--- Supplied information ---

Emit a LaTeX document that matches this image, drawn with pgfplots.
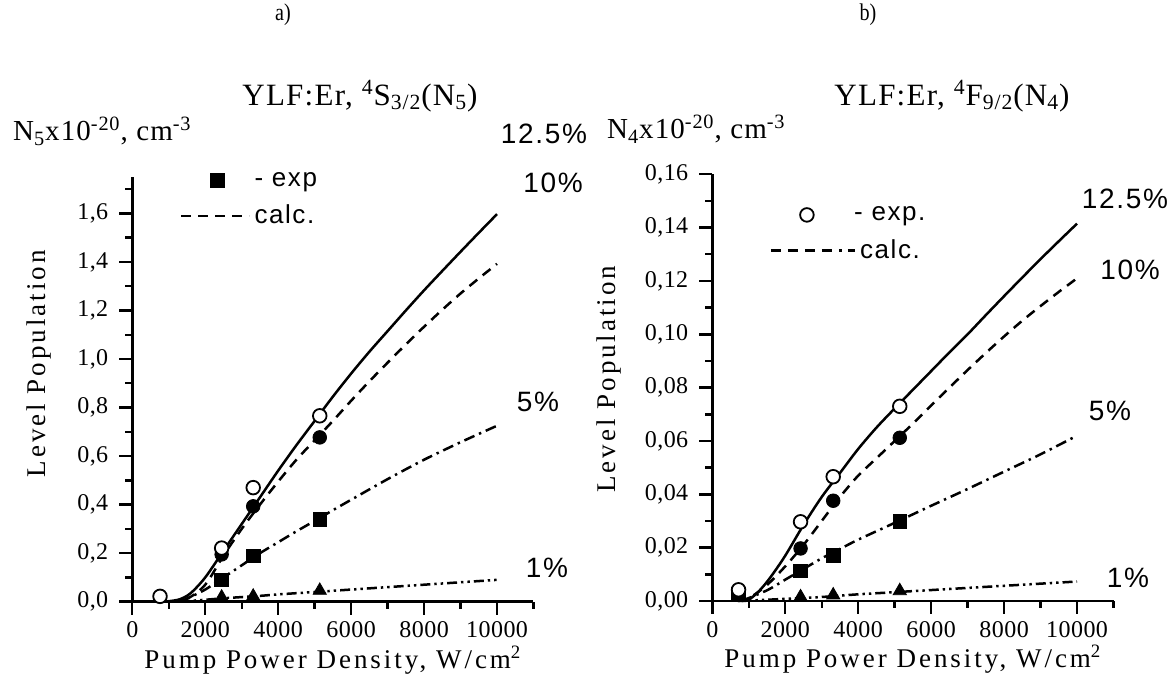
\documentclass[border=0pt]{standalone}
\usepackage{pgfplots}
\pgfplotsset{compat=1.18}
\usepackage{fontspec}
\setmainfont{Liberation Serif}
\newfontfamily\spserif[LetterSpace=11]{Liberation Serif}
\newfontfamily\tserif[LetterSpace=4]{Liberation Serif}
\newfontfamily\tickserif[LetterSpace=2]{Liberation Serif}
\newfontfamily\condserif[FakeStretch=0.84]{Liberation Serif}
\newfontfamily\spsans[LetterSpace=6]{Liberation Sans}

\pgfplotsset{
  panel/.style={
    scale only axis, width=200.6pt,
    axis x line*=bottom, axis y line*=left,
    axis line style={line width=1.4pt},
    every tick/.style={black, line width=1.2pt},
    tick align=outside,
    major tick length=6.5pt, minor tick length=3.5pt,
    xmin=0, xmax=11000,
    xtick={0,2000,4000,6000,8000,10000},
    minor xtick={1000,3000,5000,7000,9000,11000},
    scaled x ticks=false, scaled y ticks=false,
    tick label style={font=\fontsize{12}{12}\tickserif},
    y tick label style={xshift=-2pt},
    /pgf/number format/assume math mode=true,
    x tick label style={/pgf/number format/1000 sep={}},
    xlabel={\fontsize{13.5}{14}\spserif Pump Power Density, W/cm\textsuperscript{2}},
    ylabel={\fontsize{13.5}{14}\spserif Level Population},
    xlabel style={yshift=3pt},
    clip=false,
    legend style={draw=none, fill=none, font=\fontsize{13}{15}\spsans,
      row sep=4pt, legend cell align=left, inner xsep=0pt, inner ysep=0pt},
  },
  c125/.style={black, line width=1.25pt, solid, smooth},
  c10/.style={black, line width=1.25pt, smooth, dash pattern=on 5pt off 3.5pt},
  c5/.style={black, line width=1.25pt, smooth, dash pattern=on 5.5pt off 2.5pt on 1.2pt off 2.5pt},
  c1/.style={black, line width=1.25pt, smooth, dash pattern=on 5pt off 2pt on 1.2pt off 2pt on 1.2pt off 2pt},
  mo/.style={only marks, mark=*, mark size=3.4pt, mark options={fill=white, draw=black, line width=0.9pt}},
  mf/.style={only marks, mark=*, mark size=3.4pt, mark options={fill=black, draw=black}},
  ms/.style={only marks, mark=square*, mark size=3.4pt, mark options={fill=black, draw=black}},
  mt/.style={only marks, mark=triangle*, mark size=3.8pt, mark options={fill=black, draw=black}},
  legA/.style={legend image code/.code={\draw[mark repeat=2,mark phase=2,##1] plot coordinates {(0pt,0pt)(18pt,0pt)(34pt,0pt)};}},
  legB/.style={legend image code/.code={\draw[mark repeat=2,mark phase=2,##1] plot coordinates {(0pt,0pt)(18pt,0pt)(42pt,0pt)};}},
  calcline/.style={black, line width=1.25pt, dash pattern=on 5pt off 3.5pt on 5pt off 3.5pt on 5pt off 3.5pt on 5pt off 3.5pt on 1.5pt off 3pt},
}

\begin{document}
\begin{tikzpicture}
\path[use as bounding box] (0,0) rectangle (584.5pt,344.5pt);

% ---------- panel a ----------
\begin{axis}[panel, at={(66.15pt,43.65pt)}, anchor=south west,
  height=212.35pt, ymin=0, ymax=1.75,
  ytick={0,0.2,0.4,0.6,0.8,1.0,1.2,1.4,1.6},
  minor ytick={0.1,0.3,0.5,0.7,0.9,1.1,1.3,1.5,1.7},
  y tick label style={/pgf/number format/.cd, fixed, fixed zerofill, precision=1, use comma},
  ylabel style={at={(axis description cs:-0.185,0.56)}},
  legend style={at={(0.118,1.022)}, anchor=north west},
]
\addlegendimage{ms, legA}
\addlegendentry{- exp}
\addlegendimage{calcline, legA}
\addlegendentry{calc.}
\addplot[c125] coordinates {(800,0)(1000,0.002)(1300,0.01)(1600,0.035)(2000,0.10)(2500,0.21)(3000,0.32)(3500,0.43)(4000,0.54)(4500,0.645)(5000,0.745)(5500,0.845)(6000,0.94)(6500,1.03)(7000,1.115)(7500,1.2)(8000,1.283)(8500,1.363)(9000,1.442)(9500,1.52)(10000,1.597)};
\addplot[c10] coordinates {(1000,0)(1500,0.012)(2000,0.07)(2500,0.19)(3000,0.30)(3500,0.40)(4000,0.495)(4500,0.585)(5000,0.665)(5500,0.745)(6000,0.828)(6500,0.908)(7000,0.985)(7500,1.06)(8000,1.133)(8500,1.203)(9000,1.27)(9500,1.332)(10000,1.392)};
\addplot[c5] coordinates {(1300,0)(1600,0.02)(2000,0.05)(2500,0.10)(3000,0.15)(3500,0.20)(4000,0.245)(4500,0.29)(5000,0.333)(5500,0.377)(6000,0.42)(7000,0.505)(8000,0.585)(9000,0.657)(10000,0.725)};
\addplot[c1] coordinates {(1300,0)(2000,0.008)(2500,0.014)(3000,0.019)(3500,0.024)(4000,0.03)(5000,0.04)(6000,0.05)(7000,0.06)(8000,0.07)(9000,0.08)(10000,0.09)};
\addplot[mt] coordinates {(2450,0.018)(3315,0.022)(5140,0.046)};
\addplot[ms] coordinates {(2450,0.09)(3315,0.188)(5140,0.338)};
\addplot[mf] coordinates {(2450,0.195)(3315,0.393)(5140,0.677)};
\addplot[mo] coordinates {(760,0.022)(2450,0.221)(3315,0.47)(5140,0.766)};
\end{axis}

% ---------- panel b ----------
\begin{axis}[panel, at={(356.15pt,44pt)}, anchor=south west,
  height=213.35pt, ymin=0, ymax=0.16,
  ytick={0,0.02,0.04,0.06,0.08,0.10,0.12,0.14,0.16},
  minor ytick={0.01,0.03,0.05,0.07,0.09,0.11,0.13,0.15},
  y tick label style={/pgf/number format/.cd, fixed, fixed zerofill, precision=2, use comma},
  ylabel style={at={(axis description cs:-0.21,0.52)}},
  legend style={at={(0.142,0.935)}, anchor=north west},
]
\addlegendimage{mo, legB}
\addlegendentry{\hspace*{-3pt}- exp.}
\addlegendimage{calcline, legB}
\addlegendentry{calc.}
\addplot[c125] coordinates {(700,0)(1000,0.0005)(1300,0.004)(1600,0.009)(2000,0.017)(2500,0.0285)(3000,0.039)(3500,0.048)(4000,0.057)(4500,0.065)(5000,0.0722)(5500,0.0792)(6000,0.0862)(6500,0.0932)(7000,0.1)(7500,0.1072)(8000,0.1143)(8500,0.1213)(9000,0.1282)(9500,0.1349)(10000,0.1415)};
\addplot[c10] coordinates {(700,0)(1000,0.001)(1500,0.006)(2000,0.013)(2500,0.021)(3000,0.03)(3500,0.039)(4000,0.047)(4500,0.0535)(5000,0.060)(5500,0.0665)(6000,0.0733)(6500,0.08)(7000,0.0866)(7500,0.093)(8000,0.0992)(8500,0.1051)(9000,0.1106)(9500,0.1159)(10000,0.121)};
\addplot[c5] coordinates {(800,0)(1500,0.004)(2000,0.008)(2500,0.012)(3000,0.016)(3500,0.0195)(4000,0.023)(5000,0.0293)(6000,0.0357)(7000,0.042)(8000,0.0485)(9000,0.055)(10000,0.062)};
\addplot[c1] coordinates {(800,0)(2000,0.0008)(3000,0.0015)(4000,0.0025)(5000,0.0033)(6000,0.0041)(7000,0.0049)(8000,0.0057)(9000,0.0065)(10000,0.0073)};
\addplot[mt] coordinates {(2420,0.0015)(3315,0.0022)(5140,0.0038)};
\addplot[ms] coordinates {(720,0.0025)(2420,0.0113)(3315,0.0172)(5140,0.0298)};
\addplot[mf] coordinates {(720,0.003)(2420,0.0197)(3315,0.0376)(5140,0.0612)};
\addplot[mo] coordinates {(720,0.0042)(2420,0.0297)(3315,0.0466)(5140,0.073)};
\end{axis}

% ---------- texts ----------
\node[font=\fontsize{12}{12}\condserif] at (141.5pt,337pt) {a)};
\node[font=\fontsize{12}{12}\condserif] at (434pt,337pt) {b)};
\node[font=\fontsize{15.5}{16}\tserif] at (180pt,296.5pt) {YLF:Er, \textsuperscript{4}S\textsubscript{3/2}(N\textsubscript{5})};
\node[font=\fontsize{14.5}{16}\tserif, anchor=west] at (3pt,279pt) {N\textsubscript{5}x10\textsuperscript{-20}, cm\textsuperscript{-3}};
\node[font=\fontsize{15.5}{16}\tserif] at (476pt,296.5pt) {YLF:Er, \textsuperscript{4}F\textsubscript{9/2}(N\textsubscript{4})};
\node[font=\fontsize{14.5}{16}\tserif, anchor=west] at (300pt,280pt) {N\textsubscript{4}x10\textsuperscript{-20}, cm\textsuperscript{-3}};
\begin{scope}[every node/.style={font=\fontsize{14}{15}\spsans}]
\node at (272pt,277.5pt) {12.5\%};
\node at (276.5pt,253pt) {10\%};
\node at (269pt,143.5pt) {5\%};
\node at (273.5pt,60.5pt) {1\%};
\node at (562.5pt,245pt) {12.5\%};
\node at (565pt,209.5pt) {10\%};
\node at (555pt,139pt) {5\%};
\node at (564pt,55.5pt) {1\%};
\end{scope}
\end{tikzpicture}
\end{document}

--

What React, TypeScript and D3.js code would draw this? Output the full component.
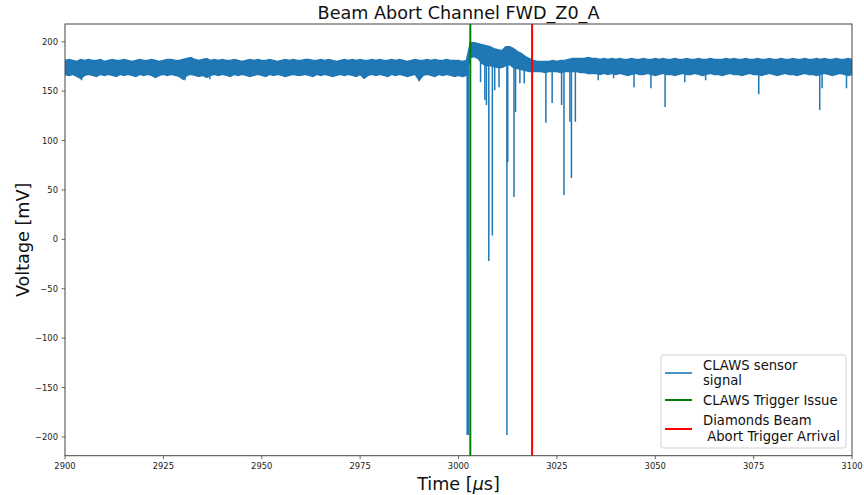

--- The task ---
Return only those lines of the records that contain the string "this".

--- Answer in full ---
Emit a LaTeX document that matches this image, drawn with pgfplots.
What React, TypeScript and D3.js code would draw this? Output the full component.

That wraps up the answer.